▶ [Goal]: In the entries below, find the line with "Generate a component" and the line with "const START = 90;", then retype both and everything between them exactly. Do not copy the pictures.

▶ [Input]:
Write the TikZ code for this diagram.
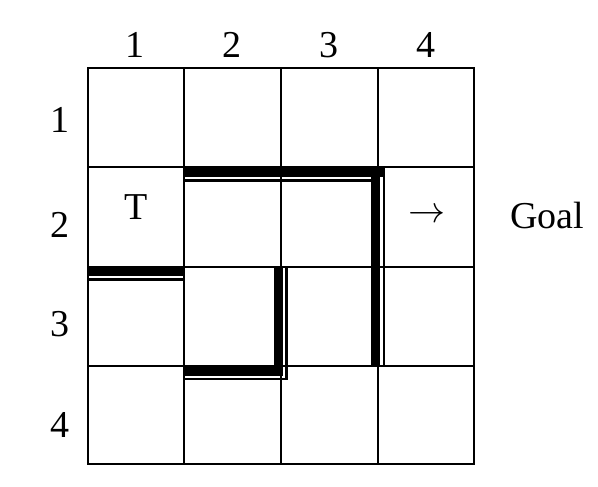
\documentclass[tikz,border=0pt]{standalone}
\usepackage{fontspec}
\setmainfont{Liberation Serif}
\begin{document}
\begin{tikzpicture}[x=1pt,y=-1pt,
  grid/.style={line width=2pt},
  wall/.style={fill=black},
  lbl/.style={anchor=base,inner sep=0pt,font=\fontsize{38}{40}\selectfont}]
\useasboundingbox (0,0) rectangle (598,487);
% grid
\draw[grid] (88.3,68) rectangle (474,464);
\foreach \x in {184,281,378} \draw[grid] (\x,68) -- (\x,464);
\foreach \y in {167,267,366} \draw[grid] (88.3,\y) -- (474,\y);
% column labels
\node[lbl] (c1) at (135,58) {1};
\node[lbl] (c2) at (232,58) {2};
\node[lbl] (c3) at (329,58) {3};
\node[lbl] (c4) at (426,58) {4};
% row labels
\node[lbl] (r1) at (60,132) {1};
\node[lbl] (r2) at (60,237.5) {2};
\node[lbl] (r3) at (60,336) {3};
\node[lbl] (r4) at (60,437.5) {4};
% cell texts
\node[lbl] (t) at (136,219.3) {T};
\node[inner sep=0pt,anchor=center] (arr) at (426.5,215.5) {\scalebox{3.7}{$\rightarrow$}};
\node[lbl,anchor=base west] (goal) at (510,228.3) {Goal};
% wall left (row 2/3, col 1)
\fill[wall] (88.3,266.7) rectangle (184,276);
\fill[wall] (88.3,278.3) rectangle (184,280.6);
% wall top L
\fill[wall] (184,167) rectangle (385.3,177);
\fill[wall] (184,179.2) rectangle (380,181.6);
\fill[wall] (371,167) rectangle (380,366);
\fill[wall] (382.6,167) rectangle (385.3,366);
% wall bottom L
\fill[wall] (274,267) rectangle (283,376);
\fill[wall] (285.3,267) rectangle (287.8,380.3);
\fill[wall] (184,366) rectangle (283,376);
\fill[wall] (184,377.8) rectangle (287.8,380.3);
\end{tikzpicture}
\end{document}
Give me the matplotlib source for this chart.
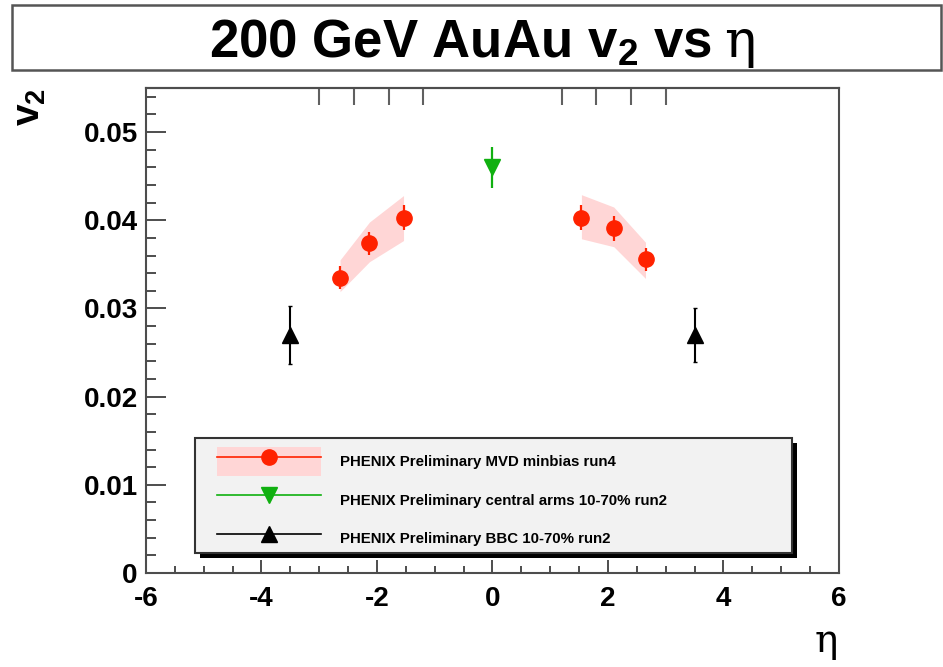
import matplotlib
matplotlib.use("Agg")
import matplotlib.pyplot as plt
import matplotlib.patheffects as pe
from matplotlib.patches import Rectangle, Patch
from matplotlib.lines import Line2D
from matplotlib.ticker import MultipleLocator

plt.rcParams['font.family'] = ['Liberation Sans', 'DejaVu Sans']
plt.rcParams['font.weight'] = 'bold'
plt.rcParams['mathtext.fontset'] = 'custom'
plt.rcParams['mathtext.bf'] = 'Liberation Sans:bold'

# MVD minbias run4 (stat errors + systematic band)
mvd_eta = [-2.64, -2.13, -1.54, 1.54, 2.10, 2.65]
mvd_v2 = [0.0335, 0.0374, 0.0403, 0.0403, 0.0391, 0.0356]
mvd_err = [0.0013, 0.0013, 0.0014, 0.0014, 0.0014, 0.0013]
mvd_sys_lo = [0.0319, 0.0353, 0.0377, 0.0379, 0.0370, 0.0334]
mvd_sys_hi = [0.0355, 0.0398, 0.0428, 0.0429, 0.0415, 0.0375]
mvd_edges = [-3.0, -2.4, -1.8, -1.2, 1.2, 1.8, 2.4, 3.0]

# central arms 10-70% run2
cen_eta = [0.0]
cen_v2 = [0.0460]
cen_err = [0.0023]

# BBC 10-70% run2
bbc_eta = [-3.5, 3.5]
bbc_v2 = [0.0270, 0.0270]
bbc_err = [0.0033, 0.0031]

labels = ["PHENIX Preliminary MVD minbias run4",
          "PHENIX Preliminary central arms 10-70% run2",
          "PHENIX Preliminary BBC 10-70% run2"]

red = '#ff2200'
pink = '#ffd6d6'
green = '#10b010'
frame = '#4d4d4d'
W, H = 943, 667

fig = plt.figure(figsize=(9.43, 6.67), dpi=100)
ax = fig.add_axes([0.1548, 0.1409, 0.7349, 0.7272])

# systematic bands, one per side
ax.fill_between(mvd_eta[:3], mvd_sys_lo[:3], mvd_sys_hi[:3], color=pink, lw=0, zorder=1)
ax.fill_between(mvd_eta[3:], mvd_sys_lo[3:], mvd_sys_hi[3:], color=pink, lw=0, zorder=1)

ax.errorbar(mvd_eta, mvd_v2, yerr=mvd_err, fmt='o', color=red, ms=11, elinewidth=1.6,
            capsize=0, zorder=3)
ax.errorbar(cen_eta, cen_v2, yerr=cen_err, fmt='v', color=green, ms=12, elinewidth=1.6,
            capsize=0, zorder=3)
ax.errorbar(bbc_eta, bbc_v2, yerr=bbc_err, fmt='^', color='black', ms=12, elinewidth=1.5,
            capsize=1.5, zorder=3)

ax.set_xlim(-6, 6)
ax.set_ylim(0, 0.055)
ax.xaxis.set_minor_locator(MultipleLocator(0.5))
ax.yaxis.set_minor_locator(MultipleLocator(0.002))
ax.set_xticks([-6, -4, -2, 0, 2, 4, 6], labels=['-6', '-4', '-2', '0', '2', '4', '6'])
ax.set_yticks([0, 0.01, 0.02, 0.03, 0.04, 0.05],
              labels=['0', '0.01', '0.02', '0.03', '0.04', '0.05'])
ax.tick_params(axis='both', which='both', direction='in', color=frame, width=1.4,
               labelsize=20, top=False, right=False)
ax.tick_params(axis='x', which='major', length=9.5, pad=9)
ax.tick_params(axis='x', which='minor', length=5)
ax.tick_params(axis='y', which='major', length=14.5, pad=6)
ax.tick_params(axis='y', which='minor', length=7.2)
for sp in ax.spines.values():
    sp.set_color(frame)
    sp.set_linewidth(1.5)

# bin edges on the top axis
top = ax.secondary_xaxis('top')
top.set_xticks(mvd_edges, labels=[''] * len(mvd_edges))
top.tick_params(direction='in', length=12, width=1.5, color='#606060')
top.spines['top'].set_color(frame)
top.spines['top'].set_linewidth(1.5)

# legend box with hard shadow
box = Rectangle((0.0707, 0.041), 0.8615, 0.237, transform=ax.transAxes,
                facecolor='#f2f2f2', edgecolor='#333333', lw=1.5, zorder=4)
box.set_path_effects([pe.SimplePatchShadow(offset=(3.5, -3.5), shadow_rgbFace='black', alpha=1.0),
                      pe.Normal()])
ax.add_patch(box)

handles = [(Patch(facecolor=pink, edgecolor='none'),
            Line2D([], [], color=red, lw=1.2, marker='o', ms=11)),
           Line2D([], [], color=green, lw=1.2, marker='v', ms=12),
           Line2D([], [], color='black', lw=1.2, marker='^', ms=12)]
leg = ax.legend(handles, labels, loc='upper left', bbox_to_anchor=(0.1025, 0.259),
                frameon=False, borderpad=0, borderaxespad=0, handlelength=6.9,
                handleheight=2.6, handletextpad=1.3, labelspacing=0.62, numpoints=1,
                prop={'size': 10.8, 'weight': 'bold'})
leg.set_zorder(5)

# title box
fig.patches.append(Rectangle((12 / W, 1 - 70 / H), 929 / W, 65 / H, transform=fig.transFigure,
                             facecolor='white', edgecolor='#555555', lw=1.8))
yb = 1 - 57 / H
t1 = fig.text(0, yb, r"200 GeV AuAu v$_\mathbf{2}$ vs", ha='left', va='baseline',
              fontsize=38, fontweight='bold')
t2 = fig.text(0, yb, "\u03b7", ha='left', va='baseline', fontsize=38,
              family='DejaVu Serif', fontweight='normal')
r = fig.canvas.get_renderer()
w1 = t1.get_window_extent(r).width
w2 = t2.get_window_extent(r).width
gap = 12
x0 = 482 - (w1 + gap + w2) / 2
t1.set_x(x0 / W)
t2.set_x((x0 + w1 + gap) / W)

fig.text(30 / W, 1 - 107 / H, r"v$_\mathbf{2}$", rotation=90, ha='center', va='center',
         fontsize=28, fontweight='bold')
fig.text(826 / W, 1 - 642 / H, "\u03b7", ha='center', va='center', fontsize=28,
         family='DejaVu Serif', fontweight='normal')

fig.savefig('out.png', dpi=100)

--

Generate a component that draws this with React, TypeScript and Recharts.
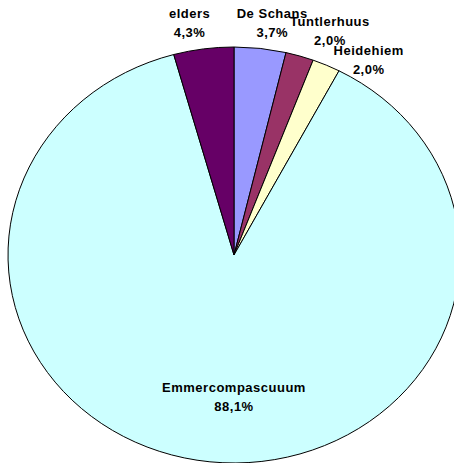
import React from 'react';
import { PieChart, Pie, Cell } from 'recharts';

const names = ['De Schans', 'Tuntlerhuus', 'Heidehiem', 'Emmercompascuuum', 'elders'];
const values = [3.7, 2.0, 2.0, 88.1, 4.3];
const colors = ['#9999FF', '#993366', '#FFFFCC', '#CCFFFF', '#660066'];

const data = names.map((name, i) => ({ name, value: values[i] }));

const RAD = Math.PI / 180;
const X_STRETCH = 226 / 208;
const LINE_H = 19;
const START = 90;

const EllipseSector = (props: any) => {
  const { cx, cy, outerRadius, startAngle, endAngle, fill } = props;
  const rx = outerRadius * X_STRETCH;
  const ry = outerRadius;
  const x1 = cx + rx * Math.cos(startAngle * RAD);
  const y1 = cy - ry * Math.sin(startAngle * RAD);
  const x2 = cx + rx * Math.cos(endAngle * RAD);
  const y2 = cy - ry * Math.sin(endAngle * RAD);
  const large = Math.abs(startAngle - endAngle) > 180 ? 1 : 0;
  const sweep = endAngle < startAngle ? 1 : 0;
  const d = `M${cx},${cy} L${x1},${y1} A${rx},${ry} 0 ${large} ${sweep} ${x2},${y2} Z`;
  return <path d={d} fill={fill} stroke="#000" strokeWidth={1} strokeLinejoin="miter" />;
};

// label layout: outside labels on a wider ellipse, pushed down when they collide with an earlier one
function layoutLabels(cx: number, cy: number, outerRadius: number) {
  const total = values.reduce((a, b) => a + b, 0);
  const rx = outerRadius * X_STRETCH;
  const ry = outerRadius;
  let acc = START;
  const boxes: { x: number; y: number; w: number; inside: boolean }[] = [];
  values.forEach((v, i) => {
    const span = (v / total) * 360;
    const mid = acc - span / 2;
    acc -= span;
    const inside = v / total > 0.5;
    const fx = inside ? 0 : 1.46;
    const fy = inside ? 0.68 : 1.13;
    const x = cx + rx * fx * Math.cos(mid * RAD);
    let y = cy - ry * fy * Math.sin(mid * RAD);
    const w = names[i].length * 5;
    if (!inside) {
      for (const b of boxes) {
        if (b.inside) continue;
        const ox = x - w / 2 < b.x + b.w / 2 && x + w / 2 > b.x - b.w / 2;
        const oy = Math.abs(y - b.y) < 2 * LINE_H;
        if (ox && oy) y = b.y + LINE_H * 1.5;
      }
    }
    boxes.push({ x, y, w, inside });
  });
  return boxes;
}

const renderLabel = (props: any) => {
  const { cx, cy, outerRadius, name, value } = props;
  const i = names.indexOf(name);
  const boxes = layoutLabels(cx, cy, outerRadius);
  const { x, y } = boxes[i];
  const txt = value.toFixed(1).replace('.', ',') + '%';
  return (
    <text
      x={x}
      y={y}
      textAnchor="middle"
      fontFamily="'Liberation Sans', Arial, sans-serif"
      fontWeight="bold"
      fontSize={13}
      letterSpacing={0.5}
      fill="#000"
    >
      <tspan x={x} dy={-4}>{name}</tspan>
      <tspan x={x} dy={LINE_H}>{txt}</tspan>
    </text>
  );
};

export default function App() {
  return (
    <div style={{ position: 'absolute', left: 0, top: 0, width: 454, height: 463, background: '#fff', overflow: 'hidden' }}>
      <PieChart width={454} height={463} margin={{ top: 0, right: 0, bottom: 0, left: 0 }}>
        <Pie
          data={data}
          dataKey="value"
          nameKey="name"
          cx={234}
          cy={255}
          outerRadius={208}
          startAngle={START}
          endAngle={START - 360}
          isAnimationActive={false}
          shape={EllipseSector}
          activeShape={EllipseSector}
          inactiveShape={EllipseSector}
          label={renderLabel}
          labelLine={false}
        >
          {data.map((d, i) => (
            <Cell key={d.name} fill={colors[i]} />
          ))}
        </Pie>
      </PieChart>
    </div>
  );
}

▶ [Exercise answer]:
Generate a component that draws this with React, TypeScript and Recharts.
import React from 'react';
import { PieChart, Pie, Cell } from 'recharts';

const names = ['De Schans', 'Tuntlerhuus', 'Heidehiem', 'Emmercompascuuum', 'elders'];
const values = [3.7, 2.0, 2.0, 88.1, 4.3];
const colors = ['#9999FF', '#993366', '#FFFFCC', '#CCFFFF', '#660066'];

const data = names.map((name, i) => ({ name, value: values[i] }));

const RAD = Math.PI / 180;
const X_STRETCH = 226 / 208;
const LINE_H = 19;
const START = 90;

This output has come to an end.